§ **DIRECTION**: Can you transcribe every line exactly and leave the pictures behind?

§ **DATA**:
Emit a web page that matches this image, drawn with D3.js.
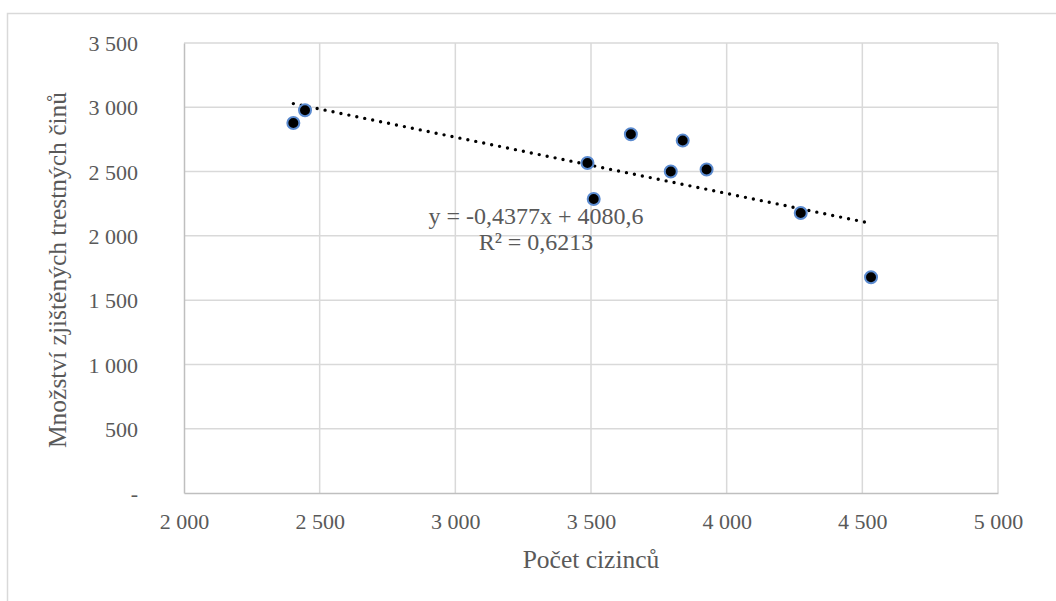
<!DOCTYPE html>
<html>
<head>
<meta charset="utf-8">
<script src="https://cdn.jsdelivr.net/npm/d3@7"></script>
<style>
  html, body { margin: 0; padding: 0; background: #fff; }
  svg { display: block; }
  text { font-family: "Liberation Serif", "Times New Roman", serif; fill: #595959; }
</style>
</head>
<body>
<svg id="chart" width="1056" height="601"></svg>
<script>
// ---- data ----
const foreigners = [2403, 2446, 3487, 3510, 3647, 3838, 3794, 3926, 4273, 4532];
const crimes     = [2878, 2977, 2567, 2287, 2790, 2741, 2500, 2516, 2178, 1678];
const xTicks = [2000, 2500, 3000, 3500, 4000, 4500, 5000];
const yTicks = [0, 500, 1000, 1500, 2000, 2500, 3000, 3500];
const trendSlope = -0.4377;
const trendIntercept = 4080.6;
const equationLines = ["y = -0,4377x + 4080,6", "R² = 0,6213"];
const xTitle = "Počet cizinců";
const yTitle = "Množství zjištěných trestných činů";

// ---- layout ----
const svg = d3.select("#chart");
const L = 184, R = 998, T = 43, B = 493;

const x = d3.scaleLinear().domain([2000, 5000]).range([L, R]);
const y = d3.scaleLinear().domain([0, 3500]).range([B, T]);
const fmt = d => d === 0 ? "-" : d3.format(",")(d).replace(/,/g, " ");

// chart border
svg.append("rect").attr("x", 7.5).attr("y", 13.5).attr("width", 1060).attr("height", 600)
  .attr("fill", "none").attr("stroke", "#d9d9d9").attr("stroke-width", 1.5);

// gridlines
svg.append("g").selectAll("line").data(yTicks.filter(d => d !== 0)).join("line")
  .attr("x1", L).attr("x2", R).attr("y1", d => y(d)).attr("y2", d => y(d))
  .attr("stroke", "#d9d9d9").attr("stroke-width", 1.5);
svg.append("g").selectAll("line").data(xTicks.filter(d => d !== 2000)).join("line")
  .attr("x1", d => x(d)).attr("x2", d => x(d)).attr("y1", T).attr("y2", B)
  .attr("stroke", "#d9d9d9").attr("stroke-width", 1.5);

// axes
const xAxis = d3.axisBottom(x).tickValues(xTicks).tickFormat(fmt).tickSize(0).tickPadding(20);
const yAxis = d3.axisLeft(y).tickValues(yTicks).tickFormat(fmt).tickSize(0).tickPadding(46);

const gx = svg.append("g").attr("transform", `translate(0,${B})`).call(xAxis);
const gy = svg.append("g").attr("transform", `translate(${L},0)`).call(yAxis);
[gx, gy].forEach(g => {
  g.select(".domain").attr("stroke", "#bfbfbf").attr("stroke-width", 1.5);
  g.selectAll("text").style("font-family", '"Liberation Serif", serif')
    .style("font-size", "22px").attr("fill", "#595959");
});
gy.selectAll("text").attr("dy", "0.35em");

// trendline
const xExt = d3.extent(foreigners);
svg.append("line")
  .attr("x1", x(xExt[0])).attr("y1", y(trendSlope * xExt[0] + trendIntercept))
  .attr("x2", x(xExt[1])).attr("y2", y(trendSlope * xExt[1] + trendIntercept))
  .attr("stroke", "#000").attr("stroke-width", 3.4).attr("stroke-linecap", "round")
  .attr("stroke-dasharray", "0 8.1");

// points
svg.append("g").selectAll("circle").data(foreigners.map((v, i) => [v, crimes[i]])).join("circle")
  .attr("cx", d => x(d[0])).attr("cy", d => y(d[1])).attr("r", 6)
  .attr("fill", "#000").attr("stroke", "#5b8bd0").attr("stroke-width", 2);

// equation label
const eq = svg.append("text").attr("text-anchor", "middle").style("font-size", "24px");
equationLines.forEach((t, i) => {
  eq.append("tspan").attr("x", 536).attr("y", 216 + i * 26).attr("dy", "0.35em").text(t);
});

// axis titles
svg.append("text").attr("x", 591).attr("y", 559).attr("dy", "0.35em")
  .attr("text-anchor", "middle").style("font-size", "25.5px").text(xTitle);
svg.append("text").attr("transform", "translate(57,270) rotate(-90)").attr("dy", "0.35em")
  .attr("text-anchor", "middle").style("font-size", "25.5px").text(yTitle);
</script>
</body>
</html>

§ **FINAL ANSWER**:
Emit a web page that matches this image, drawn with D3.js.
<!DOCTYPE html>
<html>
<head>
<meta charset="utf-8">
<script src="https://cdn.jsdelivr.net/npm/d3@7"></script>
<style>
  html, body { margin: 0; padding: 0; background: #fff; }
  svg { display: block; }
  text { font-family: "Liberation Serif", "Times New Roman", serif; fill: #595959; }
</style>
</head>
<body>
<svg id="chart" width="1056" height="601"></svg>
<script>
// ---- data ----
const foreigners = [2403, 2446, 3487, 3510, 3647, 3838, 3794, 3926, 4273, 4532];
const crimes     = [2878, 2977, 2567, 2287, 2790, 2741, 2500, 2516, 2178, 1678];
const xTicks = [2000, 2500, 3000, 3500, 4000, 4500, 5000];
const yTicks = [0, 500, 1000, 1500, 2000, 2500, 3000, 3500];
const trendSlope = -0.4377;
const trendIntercept = 4080.6;
const equationLines = ["y = -0,4377x + 4080,6", "R² = 0,6213"];
const xTitle = "Počet cizinců";
const yTitle = "Množství zjištěných trestných činů";

// ---- layout ----
const svg = d3.select("#chart");
const L = 184, R = 998, T = 43, B = 493;

const x = d3.scaleLinear().domain([2000, 5000]).range([L, R]);
const y = d3.scaleLinear().domain([0, 3500]).range([B, T]);
const fmt = d => d === 0 ? "-" : d3.format(",")(d).replace(/,/g, " ");

// chart border
svg.append("rect").attr("x", 7.5).attr("y", 13.5).attr("width", 1060).attr("height", 600)
  .attr("fill", "none").attr("stroke", "#d9d9d9").attr("stroke-width", 1.5);

// gridlines
svg.append("g").selectAll("line").data(yTicks.filter(d => d !== 0)).join("line")
  .attr("x1", L).attr("x2", R).attr("y1", d => y(d)).attr("y2", d => y(d))
  .attr("stroke", "#d9d9d9").attr("stroke-width", 1.5);
svg.append("g").selectAll("line").data(xTicks.filter(d => d !== 2000)).join("line")
  .attr("x1", d => x(d)).attr("x2", d => x(d)).attr("y1", T).attr("y2", B)
  .attr("stroke", "#d9d9d9").attr("stroke-width", 1.5);

// axes
const xAxis = d3.axisBottom(x).tickValues(xTicks).tickFormat(fmt).tickSize(0).tickPadding(20);
const yAxis = d3.axisLeft(y).tickValues(yTicks).tickFormat(fmt).tickSize(0).tickPadding(46);

const gx = svg.append("g").attr("transform", `translate(0,${B})`).call(xAxis);
const gy = svg.append("g").attr("transform", `translate(${L},0)`).call(yAxis);
[gx, gy].forEach(g => {
  g.select(".domain").attr("stroke", "#bfbfbf").attr("stroke-width", 1.5);
  g.selectAll("text").style("font-family", '"Liberation Serif", serif')
    .style("font-size", "22px").attr("fill", "#595959");
});
gy.selectAll("text").attr("dy", "0.35em");

// trendline
const xExt = d3.extent(foreigners);
svg.append("line")
  .attr("x1", x(xExt[0])).attr("y1", y(trendSlope * xExt[0] + trendIntercept))
  .attr("x2", x(xExt[1])).attr("y2", y(trendSlope * xExt[1] + trendIntercept))
  .attr("stroke", "#000").attr("stroke-width", 3.4).attr("stroke-linecap", "round")
  .attr("stroke-dasharray", "0 8.1");

// points
svg.append("g").selectAll("circle").data(foreigners.map((v, i) => [v, crimes[i]])).join("circle")
  .attr("cx", d => x(d[0])).attr("cy", d => y(d[1])).attr("r", 6)
  .attr("fill", "#000").attr("stroke", "#5b8bd0").attr("stroke-width", 2);

// equation label
const eq = svg.append("text").attr("text-anchor", "middle").style("font-size", "24px");
equationLines.forEach((t, i) => {
  eq.append("tspan").attr("x", 536).attr("y", 216 + i * 26).attr("dy", "0.35em").text(t);
});

// axis titles
svg.append("text").attr("x", 591).attr("y", 559).attr("dy", "0.35em")
  .attr("text-anchor", "middle").style("font-size", "25.5px").text(xTitle);
svg.append("text").attr("transform", "translate(57,270) rotate(-90)").attr("dy", "0.35em")
  .attr("text-anchor", "middle").style("font-size", "25.5px").text(yTitle);
</script>
</body>
</html>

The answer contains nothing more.